The SEC also encouraged boards to select independent directors "who have the background, experience and independent judgment to represent the interests of fund investors."

All in the Family?

Although the SEC did not specifically cite any funds that had violated the spirit of that independence rule, several fund groups could fall under that characterization.

Case in point is the Jacob Internet Fund, managed by Jacob Asset Management of New York, which debuted in 1999 at the height of the Internet frenzy. The fund is managed by Ryan Jacob, the former star portfolio manager of the Kinetics Internet Fund, which rewarded investors with an eye-popping 196.1% return in 1998 and an even more stunning $216.4% return in 1999.

When Jacob left Kinetics to strike out on his own, he appointed his uncle, Dr. Leonard Jacob, a medical doctor who has served as the executive of two pharmaceutical firms for several years, to his fund board, anointing him as an "independent" director. But the doctor's family ties to the fund company's founder had fund governance critics and even the Investment Company Institute's top brass scratching their heads.

In a press conference last October at which the ICI announced its own series of board management "best practices," Matt Fink, then president of the ICI, referred to a certain fund company founder who had given his uncle a board seat. Later that same month, the Jacob Internet Fund filed a prospectus amendment with the SEC, noting that its fund board had recently voted to re-classify "Uncle Len" as an interested director.

But it isn't just relatives the SEC now appears to object to. The Commission is also concerned with former fund executives who return to a complex after the required two years' absence to serve as so-called independent directors. While the SEC's new rules do not change the current minimum absence, the SEC cautions that former executives who return after such a short period may not, in fact, be independent. Detractors have long said that former executives serving as independent directors may be detrimental to board governance and not be able to participate in arm's-length negotiations with advisory firms.

In their opposition letter, Commissioners Glassman and Atkins noted that the SEC's own acknowledgment of the existence of differences between statutory independence and real independence, suggests the need for an amended law. However, while the SEC can implement rules to carry out investment company statutes, it would, literally, take an act of Congress to redefine what constitutes trustee independence.

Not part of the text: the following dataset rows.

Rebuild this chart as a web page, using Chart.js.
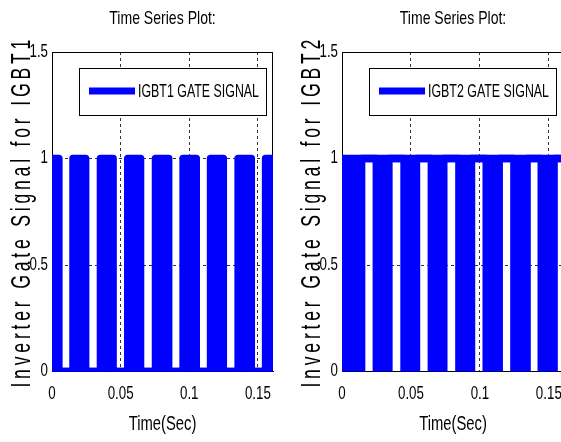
<!DOCTYPE html>
<html><head><meta charset="utf-8">
<script src="https://cdn.jsdelivr.net/npm/chart.js@4/dist/chart.umd.min.js"></script>
<style>
html,body{margin:0;padding:0;background:#fff;overflow:hidden;width:561px;height:442px;}
#wrap{position:relative;width:561px;height:442px;overflow:hidden;background:#fff;}
.c{position:absolute;top:0;height:442px;}
#c1{left:0;width:280px;}
#c2{left:290px;width:300px;}
canvas{display:block;}
</style></head><body>
<div id="wrap">
  <div class="c" id="c1"><canvas id="k1" width="280" height="442"></canvas></div>
  <div class="c" id="c2"><canvas id="k2" width="300" height="442"></canvas></div>
</div>
<script>
// ---------------- data ----------------
const plotTitle = 'Time Series Plot:';
const xAxisTitle = 'Time(Sec)';
const xTickValues = [0, 0.05, 0.1, 0.15];
const xTickLabels = ['0', '0.05', '0.1', '0.15'];
const yTickValues = [0, 0.5, 1, 1.5];
const yTickLabels = ['0', '0.5', '1', '1.5'];
const timeEnd = 0.161;

// IGBT1: gate signal switching (blocks) except in these intervals where it stays at 0
const igbt1Label = 'IGBT1 GATE SIGNAL';
const igbt1YTitle = 'Inverter Gate Signal for IGBT1';
const igbt1OffStart = [0.0050, 0.0245, 0.0445, 0.0645, 0.0850, 0.1051, 0.1248, 0.1452];
const igbt1OffEnd   = [0.0153, 0.0353, 0.0552, 0.0754, 0.0955, 0.1155, 0.1356, 0.1556];

// IGBT2: gate signal switching (blocks) except in these intervals where it stays at 1
const igbt2Label = 'IGBT2 GATE SIGNAL';
const igbt2YTitle = 'Inverter Gate Signal for IGBT2';
const igbt2HighStart = [0.0142, 0.0340, 0.0540, 0.0738, 0.0939, 0.1140, 0.1342, 0.1538];
const igbt2HighEnd   = [0.0249, 0.0450, 0.0648, 0.0848, 0.1046, 0.1247, 0.1445, 0.1610];

// ---------------- condensed text rendering (MATLAB-like narrow look) ----------------
const SX = 0.74, ROT_SX = 0.63, ROT_LS = 6;
(function(){
  const P = CanvasRenderingContext2D.prototype, orig = P.fillText;
  P.fillText = function(text, x, y, maxWidth){
    const m = this.getTransform();
    const rotated = Math.abs(m.b) > 1e-3;
    if (rotated) {
      const natural = this.measureText(text).width;
      const w = (natural + String(text).length * ROT_LS) * ROT_SX;
      const prev = this.letterSpacing;
      try { this.letterSpacing = ROT_LS + 'px'; } catch (e) {}
      const r = orig.call(this, text, x, y, w);
      try { this.letterSpacing = prev; } catch (e) {}
      return r;
    }
    const w = this.measureText(text).width * SX;
    const mw = (maxWidth === undefined || maxWidth === null) ? w : Math.min(maxWidth, w);
    return orig.call(this, text, x, y, mw);
  };
})();

// ---------------- build series ----------------
function buildIgbt1(){
  const pts = [{x:0, y:1}];
  for (let i = 0; i < igbt1OffStart.length; i++){
    pts.push({x:igbt1OffStart[i], y:1}, {x:igbt1OffStart[i], y:0},
             {x:igbt1OffEnd[i], y:0}, {x:igbt1OffEnd[i], y:1});
  }
  pts.push({x:timeEnd, y:1});
  return pts;
}
function buildIgbt2(){
  const pts = [{x:0, y:0}];
  for (let i = 0; i < igbt2HighStart.length; i++){
    pts.push({x:igbt2HighStart[i], y:0}, {x:igbt2HighStart[i], y:1},
             {x:igbt2HighEnd[i], y:1});
    if (igbt2HighEnd[i] < timeEnd) pts.push({x:igbt2HighEnd[i], y:0});
  }
  if (pts[pts.length-1].x < timeEnd) pts.push({x:timeEnd, y:0});
  return pts;
}

const FAM = '"Liberation Sans", Arial, sans-serif';
const BLUE = '#0000ff';

const frame = {
  id: 'frame',
  beforeDatasetsDraw(chart){
    const ca = chart.chartArea, ctx = chart.ctx;
    ctx.save();
    ctx.strokeStyle = '#000'; ctx.lineWidth = 1;
    const l = Math.round(ca.left) + 0.5, t = Math.round(ca.top) + 0.5;
    const r = Math.round(ca.right) - 0.5, b = Math.round(ca.bottom) - 0.5;
    ctx.strokeRect(l, t, r - l, b - t);
    ctx.restore();
  }
};

const boxLegend = {
  id: 'boxLegend',
  afterDatasetsDraw(chart){
    const ca = chart.chartArea, ctx = chart.ctx;
    const ds = chart.data.datasets[0];
    const x = Math.round(ca.left + 26.5), y = Math.round(ca.top + 16.3), w = 188, h = 48;
    ctx.save();
    ctx.fillStyle = '#fff'; ctx.fillRect(x, y, w, h);
    ctx.strokeStyle = '#000'; ctx.lineWidth = 1; ctx.strokeRect(x + 0.5, y + 0.5, w - 1, h - 1);
    ctx.strokeStyle = ds.borderColor; ctx.lineWidth = 7; ctx.lineCap = 'butt';
    ctx.beginPath(); ctx.moveTo(x + 10, y + 23); ctx.lineTo(x + 56, y + 23); ctx.stroke();
    ctx.fillStyle = '#000'; ctx.font = '18px ' + FAM;
    ctx.textBaseline = 'middle'; ctx.textAlign = 'left';
    ctx.fillText(ds.label, x + 59, y + 24, 121);
    ctx.restore();
  }
};

function makeChart(canvasId, mainData, mainLabel, fillMode, envelopeY, yTitle, padRight){
  const envelope = [{x:0, y:envelopeY}, {x:timeEnd, y:envelopeY}];
  return new Chart(document.getElementById(canvasId), {
    type: 'line',
    data: {
      datasets: [
        { label: mainLabel, data: mainData, borderColor: BLUE, backgroundColor: BLUE,
          borderWidth: 7.5, fill: fillMode, pointRadius: 0, tension: 0,
          borderJoinStyle: 'round', borderCapStyle: 'round' },
        { label: '', data: envelope, borderColor: BLUE, backgroundColor: BLUE,
          borderWidth: 7.5, fill: false, pointRadius: 0, borderCapStyle: 'round' }
      ]
    },
    options: {
      responsive: false, animation: false, devicePixelRatio: 1,
      layout: { padding: { left: 0, right: padRight, top: 0, bottom: 0 } },
      plugins: {
        legend: { display: false },
        tooltip: { enabled: false },
        title: { display: true, text: plotTitle, color: '#000', fullSize: false,
                 font: { family: FAM, size: 19, weight: 'normal', lineHeight: 1.2 },
                 padding: { top: 7.6, bottom: 21.6 } }
      },
      scales: {
        x: {
          type: 'linear', min: 0, max: timeEnd,
          afterBuildTicks: s => { s.ticks = xTickValues.map(v => ({ value: v })); },
          afterFit: s => { s.height = 70.5; s.paddingLeft = 0; s.paddingRight = 0; },
          ticks: { callback: (v, i) => xTickLabels[i], color: '#000', padding: 12,
                   maxRotation: 0, autoSkip: false, font: { family: FAM, size: 18 } },
          grid: { color: '#333', drawTicks: false, lineWidth: 1 },
          border: { display: true, color: '#000', width: 1, dash: [3, 3] },
          title: { display: true, text: xAxisTitle, color: '#000',
                   font: { family: FAM, size: 20, lineHeight: 1.2 }, padding: { top: 0, bottom: 6 } }
        },
        y: {
          type: 'linear', min: 0, max: 1.5,
          afterBuildTicks: s => { s.ticks = yTickValues.map(v => ({ value: v })); },
          afterFit: s => { s.width = 52; s.paddingTop = 0; s.paddingBottom = 0; },
          ticks: { callback: (v, i) => yTickLabels[i], color: '#000', padding: 4,
                   font: { family: FAM, size: 18 } },
          grid: { color: '#333', drawTicks: false, lineWidth: 1 },
          border: { display: true, color: '#000', width: 1, dash: [3, 3] },
          title: { display: true, text: yTitle, color: '#000',
                   font: { family: FAM, size: 28, lineHeight: 1.2 }, padding: { top: 5.5, bottom: 0 } }
        }
      }
    },
    plugins: [frame, boxLegend]
  });
}

makeChart('k1', buildIgbt1(), igbt1Label, 'origin', 0, igbt1YTitle, 7);
makeChart('k2', buildIgbt2(), igbt2Label, { value: 1 }, 1, igbt2YTitle, 26);
</script>
</body></html>
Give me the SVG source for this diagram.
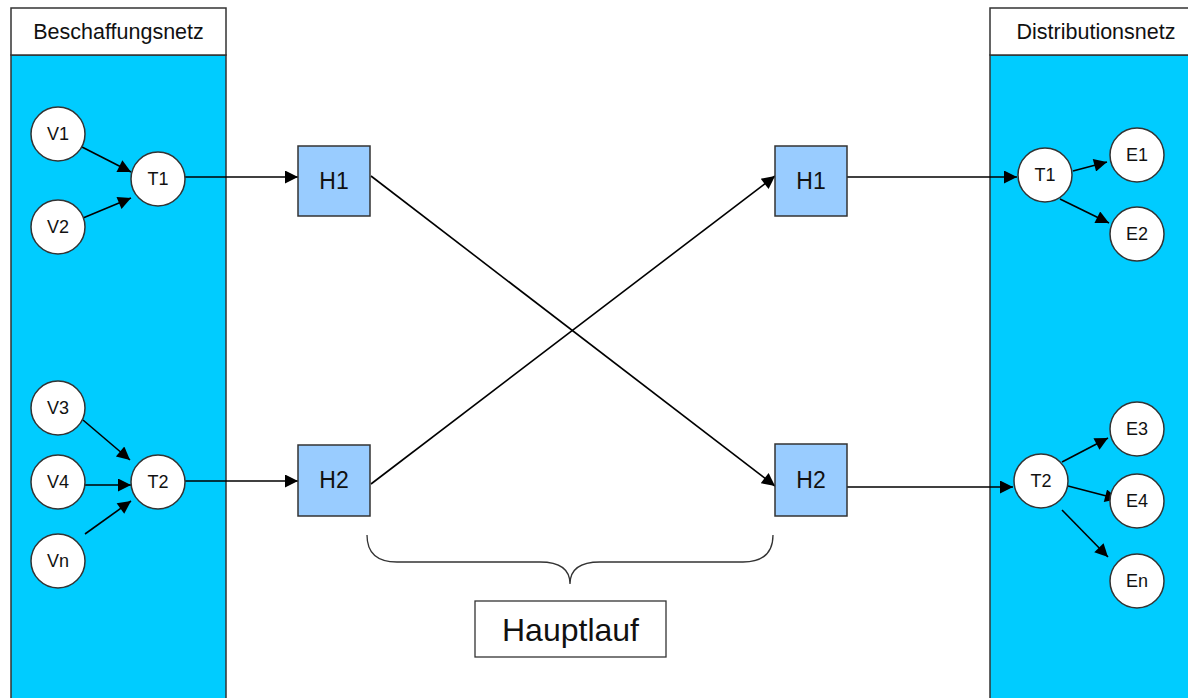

The example often cited involves Joseph DiMartino, the 60-year-old chairman of the board of the Dreyfus Funds in New York. In 1994, DiMartino resigned his various executive posts within Dreyfus and its affiliates, but just a year later, became the fund group's chairman of the board and an independent board member in 1997. Since then, there's been a debate over whether DiMartino is truly independent, even if he meets the current minimum standards of law. His current $815,000-plus annual compensation for serving as board chairman has also raised eyebrows.

Dreyfus has long considered DiMartino an independent chairman and continues to do so. "One hundred percent of the board members of the Dreyfus funds are independent, including the chairman," Dreyfus said in a statement, adding, "Joseph S. DiMartino continues to qualify as an independent director under current law."